Hello folks! We hope that you enjoyed the teaser we posted recently. I would like to start off our first official development log by demonstrating the lengthy planning and creation process it takes us to develop our environments.
Before we jump ahead and crack open a level editor, Nihad and I discuss ideas for environments that spark our interests in terms of implementation and art direction. Plowing through thousands of reference images, we begin to brain storm ideas that set the mood, tone, and layout of a level, both aesthetically and functionally. Once we decide on an environment holistically, we focus on the details by laying out a rough 2d map.
Although taking steps to prepare a level can work efficiently at the start, sometimes designs don't always transfer well from 2D to 3D. This is when prototyping becomes an efficient method to compensate for any scaling issues while roughing out a level foot print. This also allows for further details to develop as we build, instead of forcing structure.
Raindrop is heavily focused on environmental design, so we push to polish our levels first before continuing to prototype and plan downstream. This allows us to quickly gauge our limitations within planning and implementation, while laying out designs in a natural artistic flow.
Storyboards are also great for illustrating concepts and plans before pushing production into motion.
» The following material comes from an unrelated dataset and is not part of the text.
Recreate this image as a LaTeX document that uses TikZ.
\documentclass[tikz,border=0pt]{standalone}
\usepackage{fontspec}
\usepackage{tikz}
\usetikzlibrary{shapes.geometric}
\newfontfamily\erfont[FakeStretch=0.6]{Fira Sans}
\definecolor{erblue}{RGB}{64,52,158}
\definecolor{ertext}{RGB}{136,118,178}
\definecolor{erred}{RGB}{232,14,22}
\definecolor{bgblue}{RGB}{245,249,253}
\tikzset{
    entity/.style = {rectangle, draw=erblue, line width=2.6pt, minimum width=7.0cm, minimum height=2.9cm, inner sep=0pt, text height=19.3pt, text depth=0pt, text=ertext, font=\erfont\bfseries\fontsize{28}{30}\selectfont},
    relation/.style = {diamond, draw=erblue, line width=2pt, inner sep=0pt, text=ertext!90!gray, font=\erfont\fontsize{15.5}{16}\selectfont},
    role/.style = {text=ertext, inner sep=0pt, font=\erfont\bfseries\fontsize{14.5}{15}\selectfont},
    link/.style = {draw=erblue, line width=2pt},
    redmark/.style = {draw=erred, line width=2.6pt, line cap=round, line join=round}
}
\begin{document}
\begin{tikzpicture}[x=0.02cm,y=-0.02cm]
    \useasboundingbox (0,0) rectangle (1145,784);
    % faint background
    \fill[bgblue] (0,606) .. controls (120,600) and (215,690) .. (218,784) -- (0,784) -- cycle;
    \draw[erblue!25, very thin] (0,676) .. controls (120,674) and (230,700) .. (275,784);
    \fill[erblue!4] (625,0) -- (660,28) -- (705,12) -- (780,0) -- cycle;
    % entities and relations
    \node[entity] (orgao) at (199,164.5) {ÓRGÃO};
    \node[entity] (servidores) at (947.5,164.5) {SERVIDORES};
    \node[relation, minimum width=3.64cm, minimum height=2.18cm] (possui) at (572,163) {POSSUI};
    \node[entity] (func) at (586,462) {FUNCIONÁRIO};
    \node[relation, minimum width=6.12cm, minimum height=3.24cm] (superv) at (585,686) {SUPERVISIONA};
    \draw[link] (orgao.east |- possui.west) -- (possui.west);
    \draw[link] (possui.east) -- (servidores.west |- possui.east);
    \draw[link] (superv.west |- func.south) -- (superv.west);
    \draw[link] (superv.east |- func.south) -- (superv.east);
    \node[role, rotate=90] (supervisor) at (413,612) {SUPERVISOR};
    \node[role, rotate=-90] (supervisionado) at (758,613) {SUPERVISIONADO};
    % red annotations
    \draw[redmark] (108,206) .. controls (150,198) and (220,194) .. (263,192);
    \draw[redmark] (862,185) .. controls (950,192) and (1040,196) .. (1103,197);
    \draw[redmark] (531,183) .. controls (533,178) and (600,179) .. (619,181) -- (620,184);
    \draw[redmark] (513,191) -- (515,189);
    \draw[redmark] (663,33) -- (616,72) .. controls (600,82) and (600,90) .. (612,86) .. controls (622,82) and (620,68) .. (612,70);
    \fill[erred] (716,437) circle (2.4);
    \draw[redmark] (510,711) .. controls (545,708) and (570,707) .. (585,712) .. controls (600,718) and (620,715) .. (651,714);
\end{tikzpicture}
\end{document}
Mining the web for data and images encompasses our pipeline to include a high level of authenticity, which further highlights ideas when assessing concepts. Expanding on both functional and aesthetic values brings new ideas to the table in the early stages of the development process.
In one of the environments we demonstrated in the teaser, we wanted to capture two different states in one shot. Specifically the bar scene, was designed to include two versions of each time frame: a pre-conflict version and a post-conflict version. This provided us the challenge of creating two versions of each asset, while re-instating the general silhouette of the scene.
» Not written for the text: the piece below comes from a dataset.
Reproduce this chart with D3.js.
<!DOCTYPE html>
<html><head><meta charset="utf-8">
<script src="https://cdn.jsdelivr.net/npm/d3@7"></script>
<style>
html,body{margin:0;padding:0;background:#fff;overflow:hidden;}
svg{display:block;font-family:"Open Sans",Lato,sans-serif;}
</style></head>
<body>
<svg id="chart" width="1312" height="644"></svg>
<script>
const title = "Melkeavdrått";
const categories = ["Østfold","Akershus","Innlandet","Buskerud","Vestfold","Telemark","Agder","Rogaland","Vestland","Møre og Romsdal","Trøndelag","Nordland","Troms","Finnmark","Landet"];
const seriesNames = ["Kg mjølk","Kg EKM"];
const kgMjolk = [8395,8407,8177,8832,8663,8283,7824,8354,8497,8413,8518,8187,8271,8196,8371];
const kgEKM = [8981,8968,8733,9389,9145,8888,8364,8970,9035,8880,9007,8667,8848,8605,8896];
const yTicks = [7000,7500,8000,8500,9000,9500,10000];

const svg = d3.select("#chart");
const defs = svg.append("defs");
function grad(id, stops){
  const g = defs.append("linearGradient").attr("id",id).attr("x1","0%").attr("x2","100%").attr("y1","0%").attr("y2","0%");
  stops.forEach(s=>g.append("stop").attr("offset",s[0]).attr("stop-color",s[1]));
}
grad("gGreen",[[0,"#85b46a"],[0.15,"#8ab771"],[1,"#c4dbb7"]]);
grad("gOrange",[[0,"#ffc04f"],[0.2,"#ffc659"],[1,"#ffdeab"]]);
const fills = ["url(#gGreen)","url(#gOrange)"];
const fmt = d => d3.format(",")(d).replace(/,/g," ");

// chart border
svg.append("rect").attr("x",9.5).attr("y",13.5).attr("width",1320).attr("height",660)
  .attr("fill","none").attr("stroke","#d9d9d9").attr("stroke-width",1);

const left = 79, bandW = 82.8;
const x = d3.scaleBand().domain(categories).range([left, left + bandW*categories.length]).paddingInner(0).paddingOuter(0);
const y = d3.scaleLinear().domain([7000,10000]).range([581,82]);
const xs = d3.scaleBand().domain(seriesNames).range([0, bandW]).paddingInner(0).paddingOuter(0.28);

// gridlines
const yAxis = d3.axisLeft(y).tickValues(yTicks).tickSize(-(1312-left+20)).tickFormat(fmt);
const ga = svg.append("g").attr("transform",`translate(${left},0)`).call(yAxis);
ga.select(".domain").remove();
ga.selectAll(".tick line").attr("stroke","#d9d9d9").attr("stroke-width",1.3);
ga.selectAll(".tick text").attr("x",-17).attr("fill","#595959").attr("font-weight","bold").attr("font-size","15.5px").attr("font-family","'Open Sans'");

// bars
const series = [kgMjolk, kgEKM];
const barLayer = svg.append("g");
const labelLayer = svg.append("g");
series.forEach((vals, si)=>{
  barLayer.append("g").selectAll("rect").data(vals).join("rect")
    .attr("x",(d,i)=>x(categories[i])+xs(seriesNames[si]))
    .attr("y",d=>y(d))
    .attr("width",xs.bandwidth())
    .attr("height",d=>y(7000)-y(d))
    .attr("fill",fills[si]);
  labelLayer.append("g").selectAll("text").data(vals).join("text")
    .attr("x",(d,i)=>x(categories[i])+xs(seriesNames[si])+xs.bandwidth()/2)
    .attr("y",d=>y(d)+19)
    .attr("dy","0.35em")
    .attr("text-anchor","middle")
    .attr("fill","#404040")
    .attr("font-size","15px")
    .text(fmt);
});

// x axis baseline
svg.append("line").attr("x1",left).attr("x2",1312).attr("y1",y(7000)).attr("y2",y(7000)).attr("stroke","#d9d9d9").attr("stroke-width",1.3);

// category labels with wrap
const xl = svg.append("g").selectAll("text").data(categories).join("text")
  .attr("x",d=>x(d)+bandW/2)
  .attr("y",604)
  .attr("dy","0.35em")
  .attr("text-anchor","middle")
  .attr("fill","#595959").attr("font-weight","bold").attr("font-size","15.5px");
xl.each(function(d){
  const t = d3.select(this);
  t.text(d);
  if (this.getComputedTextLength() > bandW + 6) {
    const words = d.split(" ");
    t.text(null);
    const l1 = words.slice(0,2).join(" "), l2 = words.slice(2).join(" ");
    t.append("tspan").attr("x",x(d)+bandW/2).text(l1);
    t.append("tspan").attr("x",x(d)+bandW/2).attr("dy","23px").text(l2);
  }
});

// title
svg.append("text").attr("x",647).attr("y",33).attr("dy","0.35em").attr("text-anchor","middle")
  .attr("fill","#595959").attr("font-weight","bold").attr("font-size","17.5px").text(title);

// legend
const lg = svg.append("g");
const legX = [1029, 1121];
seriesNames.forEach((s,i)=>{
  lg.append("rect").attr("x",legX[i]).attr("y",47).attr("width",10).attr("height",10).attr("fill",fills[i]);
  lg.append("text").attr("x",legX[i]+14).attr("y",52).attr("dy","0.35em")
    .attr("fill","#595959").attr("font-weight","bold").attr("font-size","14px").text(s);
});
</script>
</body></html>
The pre-conflict version of the bar captures the moment right after a major event has taken place. Visual cues, like the newspaper, establish the announcement of the event, while the turned over bottles and bar stools reinforce the feeling that the bar was abandoned abruptly.
The transition between the pre-conflict and post-conflict versions of the scene, align at a well timed execution which efficiently sets the mood for the exterior environments that follow in the teaser.
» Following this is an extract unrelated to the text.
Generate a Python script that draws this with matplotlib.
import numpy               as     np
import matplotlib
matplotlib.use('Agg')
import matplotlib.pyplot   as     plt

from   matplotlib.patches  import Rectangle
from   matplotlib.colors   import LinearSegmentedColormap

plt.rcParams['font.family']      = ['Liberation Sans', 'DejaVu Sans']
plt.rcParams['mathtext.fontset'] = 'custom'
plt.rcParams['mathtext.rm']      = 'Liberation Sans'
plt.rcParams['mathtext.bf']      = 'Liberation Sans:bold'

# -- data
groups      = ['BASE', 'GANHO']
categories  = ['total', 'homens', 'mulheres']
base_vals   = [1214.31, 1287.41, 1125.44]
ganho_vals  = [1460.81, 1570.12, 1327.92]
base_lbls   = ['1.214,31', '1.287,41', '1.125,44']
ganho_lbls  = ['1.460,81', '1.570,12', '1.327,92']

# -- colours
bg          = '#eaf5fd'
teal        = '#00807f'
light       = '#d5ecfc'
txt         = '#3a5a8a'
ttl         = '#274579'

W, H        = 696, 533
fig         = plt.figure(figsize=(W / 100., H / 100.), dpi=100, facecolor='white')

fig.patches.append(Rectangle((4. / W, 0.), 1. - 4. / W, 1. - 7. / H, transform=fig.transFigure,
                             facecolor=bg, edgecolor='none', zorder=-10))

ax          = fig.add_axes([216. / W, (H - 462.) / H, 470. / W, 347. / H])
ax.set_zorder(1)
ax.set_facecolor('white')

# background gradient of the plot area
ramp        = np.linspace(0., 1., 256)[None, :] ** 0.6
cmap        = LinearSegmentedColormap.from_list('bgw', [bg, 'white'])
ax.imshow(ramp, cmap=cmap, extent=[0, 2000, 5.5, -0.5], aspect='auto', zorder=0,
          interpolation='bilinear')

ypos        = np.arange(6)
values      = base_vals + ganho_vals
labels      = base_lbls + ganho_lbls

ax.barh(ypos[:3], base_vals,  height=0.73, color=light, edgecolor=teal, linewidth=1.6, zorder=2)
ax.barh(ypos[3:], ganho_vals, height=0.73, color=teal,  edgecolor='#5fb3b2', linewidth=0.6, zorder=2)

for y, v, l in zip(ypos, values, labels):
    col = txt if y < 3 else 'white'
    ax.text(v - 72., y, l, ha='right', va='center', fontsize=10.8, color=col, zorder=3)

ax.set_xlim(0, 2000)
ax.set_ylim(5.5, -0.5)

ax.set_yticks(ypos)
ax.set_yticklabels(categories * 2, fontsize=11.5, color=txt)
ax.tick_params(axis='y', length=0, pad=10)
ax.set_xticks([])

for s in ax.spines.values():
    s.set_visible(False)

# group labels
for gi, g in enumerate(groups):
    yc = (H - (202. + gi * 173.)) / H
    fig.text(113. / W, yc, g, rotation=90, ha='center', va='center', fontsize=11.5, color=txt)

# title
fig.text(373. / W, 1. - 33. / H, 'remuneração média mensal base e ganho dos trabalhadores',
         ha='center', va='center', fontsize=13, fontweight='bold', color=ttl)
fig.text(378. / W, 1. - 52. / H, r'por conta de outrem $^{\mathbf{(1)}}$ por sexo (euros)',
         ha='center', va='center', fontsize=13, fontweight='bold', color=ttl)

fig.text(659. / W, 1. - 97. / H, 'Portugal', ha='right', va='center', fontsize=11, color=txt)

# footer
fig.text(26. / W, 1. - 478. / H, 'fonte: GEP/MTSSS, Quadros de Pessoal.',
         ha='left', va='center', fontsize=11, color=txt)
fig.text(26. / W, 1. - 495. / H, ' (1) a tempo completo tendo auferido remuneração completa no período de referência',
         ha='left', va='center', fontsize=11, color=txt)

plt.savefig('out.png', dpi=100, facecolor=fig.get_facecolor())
We mapped the exterior of the courtyard area, to extend into a small playground connected to a day care center.
Music and sound is just as important as any other communal device. Environments come to life with the complex sound engineering used for Raindrop. Nihad composed the soundtrack for the teaser video in order to achieve a broader emotional connection. He used FL Studio to compose and arrange the track. After recording the main melody played on an acoustic guitar and bass, electronic elements have been added to give it a more modern feel in order for it to accompany the sci-fi elements of the environment.
And that concludes our first official development log. We hope that you enjoyed our post. It's a rare occasion for us to demonstrate an environmental breakdown, but we would like to continue this trend by posting more Re-hydration Logs as we continue to develop Raindrop. So stayed tuned, and please follow, track, or watch us via your preferred media outlet by clicking on the icons at the bottom of this post. Thank you for your support!
Four years ago, Nihad Nasupovic founded Raindrop as a single player mod using the Source engine. Raindrop gained a large amount of followers and supporters, pushing the mod a bit further. As time went by, a small variety of team members joined and left, causing fluctuations in productivity and organization. As a result, the team tightened up its standards and decided to re-establish its core roots. Not long after, however, Raindrop was discontinued as a modification due to a variety of set backs.
Until recently, Nihad Nasupovic, the Lead Mapper for Raindrop, and Max Ramirez, re-connected and decided that it was time to revive the project, but in a new light. They started re-designing and prototyping a new version of Raindrop. This time, after vigorous research and with some combined experience, they choose to use Unity3D as their desired game engine.
Raindrop is a surreal, environment driven, first-person survival game that includes fully explorable levels, with intuitive and complex puzzles, backed by a horror themed story line.